Il viaggio degli hibakusha con Peace Boat

Peace Boat, la “nave della pace”, ovvero come lavorare per la pace girando il mondo. Si potrebbe riassumere così la singolare storia di questa Ong internazionale nata in Giappone, che vuole  promuovere la pace e la sostenibilità ambientale, e mettere in discussione la storia ufficiale del Giappone: e lo fa soprattutto organizzando viaggi a bordo di una grande nave da crociera. La storia è cominciata nel 1983, per l’appunto con una nave  affittata (a prezzi stracciati grazie a una prenotazione disdetta) da un gruppo di studenti che volevano conoscere il mondo.

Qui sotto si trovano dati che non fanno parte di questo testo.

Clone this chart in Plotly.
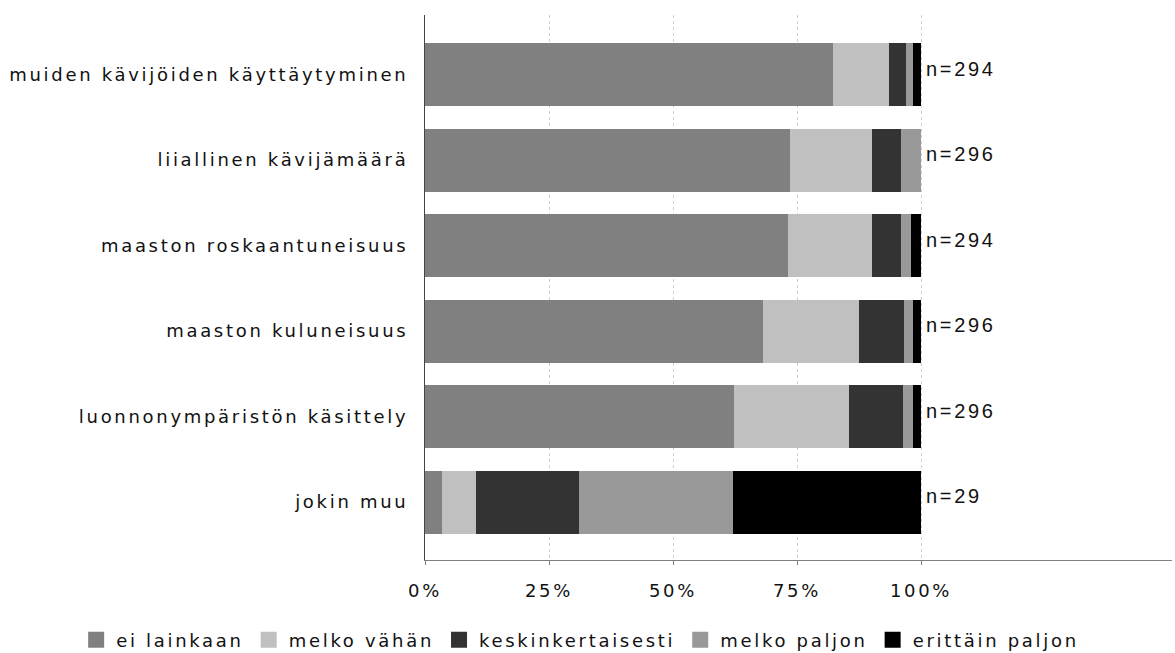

Volevano scoprire la verità sulla storia contemporanea: diffidavano dei testi scolastici che spacciavano le invasioni nipponiche nell’Asia nella prima metà del ‘900 per una semplice «espansione della nazione», negando gli atti criminali commessi dall’ esercito imperiale contro le popolazioni locali. Mistificazioni storiche che continuano a pesare nelle relazioni tra il Giappone e i vicini asiatici, i paesi allora aggrediti.

Col tempo quel viaggio è diventato un’istituzione. La “crociera” infatti si è ripetuta, ogni volta portando gruppi di giapponesi a contatto con gruppi della società civile dei paesi visitati. Peace Boat si è consolidata e ha ampliato la sua attenzione dai conflitti ai problemi della sostenibilità ambientale, diventando una sorta di «crociera del pianeta Terra».

Anche per questo dal 2008 la Peace Boat invita gruppi di hibakusha, termine che significa letteralmente «esposti alle radiazioni atomiche» : sono i sopravvissuti al bombardamento atomico di Hiroshima e Nagasaki, rispettivamente il 6 e il 9 agosto 1945. A tutt’oggi 150  hibakusha hanno girato il mondo con la Peace Boat per portare la propria testimonianza sugli effetti delle armi atomiche e fare appello al disarmo nucleare (nel 2013 hanno fatto scalo anche in Italia, a Civitavecchia, dove ho incontrato alcuni di loro).

Dentro il fumo

Gli hibakusha sono i testimoni del primo e finora unico bombardamento nucleare della storia umana. In quell’agosto 1945 la seconda guerra mondiale era ormai agli sgoccioli quando i bombardieri degli Stati uniti d’America hanno sganciano sulle due città giapponesi quelle bombe di un nuovo tipo, mai sperimentate prima: il primo assaggio di cosa potrebbe essere un olocausto nucleare, almeno 150 mila morti in poche ore (alcune stime arrivano a 300 mila), quasi tutti civili. Poco dopo il Giappone firmò la resa, e la storia tramandata in Occidente è che quel bombardamento, per terribile che fosse, era  necessario per piegare una potenza aggressiva e mettere fine alla guerra. Verità contestata, perché il Giappone era già allo stremo e aveva mandato segni di volere l’armistizio. Ma le esplosioni atomiche su Hiroshima e Nagasaki segnavano anche l’ascesa di un altro tipo di forza bellica, capace di annichilire: e ovviamente hanno affermato la potenza che era stata capace di esercitare quella forza schiacciante.

Anni fa uno scrittore giapponese, lo scomparso Makoto Oda, mostrava una foto aerea del bombardamento a tappeto di Osaka, nel 1945, alla vigilia della capitolazione del Giappone: scattata dalle forze armate americane, mostrava la nuvola di fumo e gas che avvolgeva la città. «Io ero là, dentro il fumo», diceva Oda per spiegare l’essenza della sua militanza per la pace (in Dentro il fumo. Colloquio con Makoto Oda): la guerra viene raccontata in termini di potenza militare, attacchi, ritirate, mai dal punto di vista dei comuni esseri umani che ne sono coinvolti e ne subiscono le conseguenze.

Gli hibakusha erano “dentro il fumo”. Sono i testimoni di questa tragedia; poiché la loro età media supera ormai i 78 anni, il loro è un messaggio urgente, dicevano i partecipanti al viaggio di Peace Boat un paio d’anni fa, per «passare il testimone alle generazioni successive». Nei loro pellegrinaggi con la Peace Boat hanno incontrato hibakusha di Corea del Sud, Canada, Stati uniti, Brasile, i sopravvissuti all’Olocausto a Auschwitz, le vittime dell’Agente Orange/diossina durante la guerra americana in Vietnam. La loro, dicono, è una testimonianza rivolta al mondo intero, e in particolare a tutti coloro che sperimentano guerre, violenza, povertà, disastri ambientali in un mondo dove si moltiplicano i focolai di tensione.